The problem: Everything from the first line of the data through the line with "const gridLines = xTicks.map(v" is to be echoed exactly, minus the pictures.

Supplied data:
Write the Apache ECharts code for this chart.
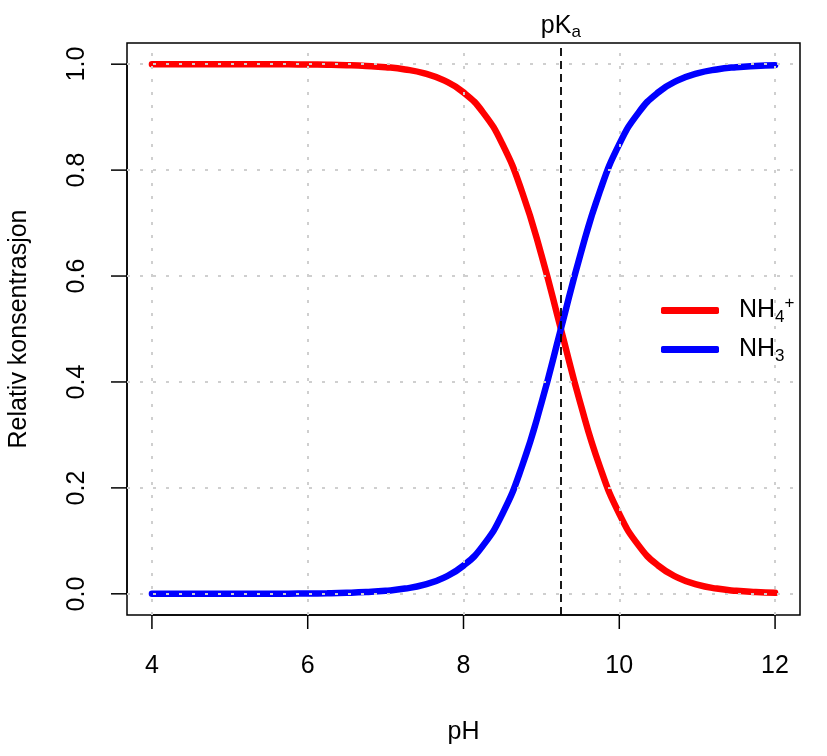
<!DOCTYPE html>
<html>
<head>
<meta charset="utf-8">
<script src="https://cdn.jsdelivr.net/npm/echarts@6/dist/echarts.min.js"></script>
<style>html,body{margin:0;padding:0;background:#fff;}#c{width:827px;height:756px;}</style>
</head>
<body>
<div id="c"></div>
<script>
const phValues = [4.0, 4.5, 5.0, 5.5, 5.75, 6.0, 6.25, 6.5, 6.75, 7.0, 7.25, 7.5, 7.75, 8.0, 8.25, 8.5, 8.75, 9.0, 9.25, 9.5, 9.75, 10.0, 10.25, 10.5, 10.75, 11.0, 11.25, 11.5, 11.75, 12.0];
const nh4Values = [1.000, 1.000, 1.000, 0.9998, 0.9997, 0.9994, 0.9990, 0.9982, 0.9968, 0.9944, 0.9901, 0.9825, 0.9693, 0.9468, 0.9091, 0.8490, 0.7597, 0.6401, 0.5000, 0.3599, 0.2403, 0.1510, 0.0909, 0.0532, 0.0307, 0.0175, 0.0099, 0.0056, 0.0032, 0.0018];
const nh3Values = [0.000, 0.000, 0.000, 0.0002, 0.0003, 0.0006, 0.0010, 0.0018, 0.0032, 0.0056, 0.0099, 0.0175, 0.0307, 0.0532, 0.0909, 0.1510, 0.2403, 0.3599, 0.5000, 0.6401, 0.7597, 0.8490, 0.9091, 0.9468, 0.9693, 0.9825, 0.9901, 0.9944, 0.9968, 0.9982];
const xTicks = [4, 6, 8, 10, 12];
const yTicks = [0, 0.2, 0.4, 0.6, 0.8, 1.0];
const pKa = 9.25;

const X_MIN = 3.68, X_MAX = 12.32, Y_MIN = -0.04, Y_MAX = 1.04;
const FONT = 'Liberation Sans';
const chart = echarts.init(document.getElementById('c'));
const gridLines = xTicks.map(v => ({xAxis: v})).concat(yTicks.map(v => ({yAxis: v})));

chart.setOption({
  animation: false,
  textStyle: {fontFamily: FONT, color: '#000'},
  grid: [
    {left: 127, right: 27, top: 43, bottom: 141, show: true, borderColor: '#000', borderWidth: 1.5,
      backgroundColor: 'transparent', outerBoundsMode: 'none', containLabel: false},
    {left: 152, right: 52, top: 64, bottom: 162, show: false, outerBoundsMode: 'none', containLabel: false}
  ],
  xAxis: [
    {gridIndex: 0, type: 'value', min: X_MIN, max: X_MAX, show: false},
    {
      gridIndex: 1, type: 'value', min: 4, max: 12, interval: 2, offset: 21,
      name: 'pH', nameLocation: 'middle', nameGap: 105,
      nameTextStyle: {fontSize: 25, fontFamily: FONT, color: '#000'},
      axisLine: {show: true, onZero: false, lineStyle: {color: '#000', width: 1.5}},
      axisTick: {show: false},
      axisLabel: {fontSize: 25, fontFamily: FONT, color: '#000', margin: 39},
      splitLine: {show: false}
    }
  ],
  yAxis: [
    {gridIndex: 0, type: 'value', min: Y_MIN, max: Y_MAX, show: false},
    {
      gridIndex: 1, type: 'value', min: 0, max: 1, interval: 0.2, offset: 25,
      name: 'Relativ konsentrasjon', nameLocation: 'middle', nameGap: 95,
      nameTextStyle: {fontSize: 25, fontFamily: FONT, color: '#000'},
      axisLine: {show: true, onZero: false, lineStyle: {color: '#000', width: 1.5}},
      axisTick: {show: false},
      axisLabel: {rotate: 90, fontSize: 25, fontFamily: FONT, color: '#000', margin: 37,
        formatter: v => v.toFixed(1)},
      splitLine: {show: false}
    }
  ],
  legend: {
    data: ['NH4', 'NH3'],
    orient: 'vertical', left: 656, top: 290,
    icon: 'roundRect', itemWidth: 58, itemHeight: 7, itemGap: 11,
    textStyle: {
      fontSize: 25, fontFamily: FONT, color: '#000', padding: [0, 0, 0, 15],
      rich: {
        n: {fontSize: 25, fontFamily: FONT, color: '#000'},
        sub: {fontSize: 17, fontFamily: FONT, color: '#000', verticalAlign: 'bottom', padding: [14, 0, 0, 0]},
        sup: {fontSize: 17, fontFamily: FONT, color: '#000', verticalAlign: 'top', padding: [0, 0, 14, 0]}
      }
    },
    formatter: name => name === 'NH4' ? '{n|NH}{sub|4}{sup|+}' : '{n|NH}{sub|3}'
  },
  series: [
    {
      name: 'NH4', type: 'line', smooth: true, showSymbol: false, z: 2,
      xAxisIndex: 0, yAxisIndex: 0,
      color: '#ff0000',
      lineStyle: {color: '#ff0000', width: 6.5, cap: 'round'},
      data: phValues.map((x, i) => [x, nh4Values[i]])
    },
    {
      name: 'NH3', type: 'line', smooth: true, showSymbol: false, z: 2,
      xAxisIndex: 0, yAxisIndex: 0,
      color: '#0000ff',
      lineStyle: {color: '#0000ff', width: 6.5, cap: 'round'},
      data: phValues.map((x, i) => [x, nh3Values[i]])
    },
    {
      name: 'grid', type: 'line', data: [], z: 10,
      xAxisIndex: 0, yAxisIndex: 0,
      markLine: {
        silent: true, symbol: 'none', animation: false,
        label: {show: false},
        lineStyle: {color: '#cfcfcf', type: [3, 10], width: 2},
        data: gridLines
      }
    },
    {
      name: 'pka', type: 'line', data: [], z: 11,
      xAxisIndex: 0, yAxisIndex: 0,
      markLine: {
        silent: true, symbol: 'none', animation: false,
        lineStyle: {color: '#000', type: [8, 5], width: 1.8},
        label: {
          show: true, position: 'end', distance: 2,
          formatter: '{p|pK}{a|a}',
          rich: {
            p: {fontSize: 25, fontFamily: FONT, color: '#000'},
            a: {fontSize: 17, fontFamily: FONT, color: '#000', verticalAlign: 'bottom', padding: [12, 0, 0, 0]}
          }
        },
        data: [{xAxis: pKa}]
      }
    }
  ]
});

// Axis tick marks, positioned through the library's own coordinate conversion.
const finder = {xAxisIndex: 0, yAxisIndex: 0};
const tickGraphics = [];
xTicks.forEach(v => {
  const p = chart.convertToPixel(finder, [v, Y_MIN]);
  tickGraphics.push({type: 'line', z: 100, silent: true,
    shape: {x1: p[0], y1: p[1], x2: p[0], y2: p[1] + 14},
    style: {stroke: '#000', lineWidth: 1.5}});
});
yTicks.forEach(v => {
  const p = chart.convertToPixel(finder, [X_MIN, v]);
  tickGraphics.push({type: 'line', z: 100, silent: true,
    shape: {x1: p[0] - 16, y1: p[1], x2: p[0], y2: p[1]},
    style: {stroke: '#000', lineWidth: 1.5}});
});
chart.setOption({graphic: tickGraphics});
</script>
</body>
</html>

Finished answer:
Write the Apache ECharts code for this chart.
<!DOCTYPE html>
<html>
<head>
<meta charset="utf-8">
<script src="https://cdn.jsdelivr.net/npm/echarts@6/dist/echarts.min.js"></script>
<style>html,body{margin:0;padding:0;background:#fff;}#c{width:827px;height:756px;}</style>
</head>
<body>
<div id="c"></div>
<script>
const phValues = [4.0, 4.5, 5.0, 5.5, 5.75, 6.0, 6.25, 6.5, 6.75, 7.0, 7.25, 7.5, 7.75, 8.0, 8.25, 8.5, 8.75, 9.0, 9.25, 9.5, 9.75, 10.0, 10.25, 10.5, 10.75, 11.0, 11.25, 11.5, 11.75, 12.0];
const nh4Values = [1.000, 1.000, 1.000, 0.9998, 0.9997, 0.9994, 0.9990, 0.9982, 0.9968, 0.9944, 0.9901, 0.9825, 0.9693, 0.9468, 0.9091, 0.8490, 0.7597, 0.6401, 0.5000, 0.3599, 0.2403, 0.1510, 0.0909, 0.0532, 0.0307, 0.0175, 0.0099, 0.0056, 0.0032, 0.0018];
const nh3Values = [0.000, 0.000, 0.000, 0.0002, 0.0003, 0.0006, 0.0010, 0.0018, 0.0032, 0.0056, 0.0099, 0.0175, 0.0307, 0.0532, 0.0909, 0.1510, 0.2403, 0.3599, 0.5000, 0.6401, 0.7597, 0.8490, 0.9091, 0.9468, 0.9693, 0.9825, 0.9901, 0.9944, 0.9968, 0.9982];
const xTicks = [4, 6, 8, 10, 12];
const yTicks = [0, 0.2, 0.4, 0.6, 0.8, 1.0];
const pKa = 9.25;

const X_MIN = 3.68, X_MAX = 12.32, Y_MIN = -0.04, Y_MAX = 1.04;
const FONT = 'Liberation Sans';
const chart = echarts.init(document.getElementById('c'));
const gridLines = xTicks.map(v => ({xAxis: v})).concat(yTicks.map(v => ({yAxis: v})));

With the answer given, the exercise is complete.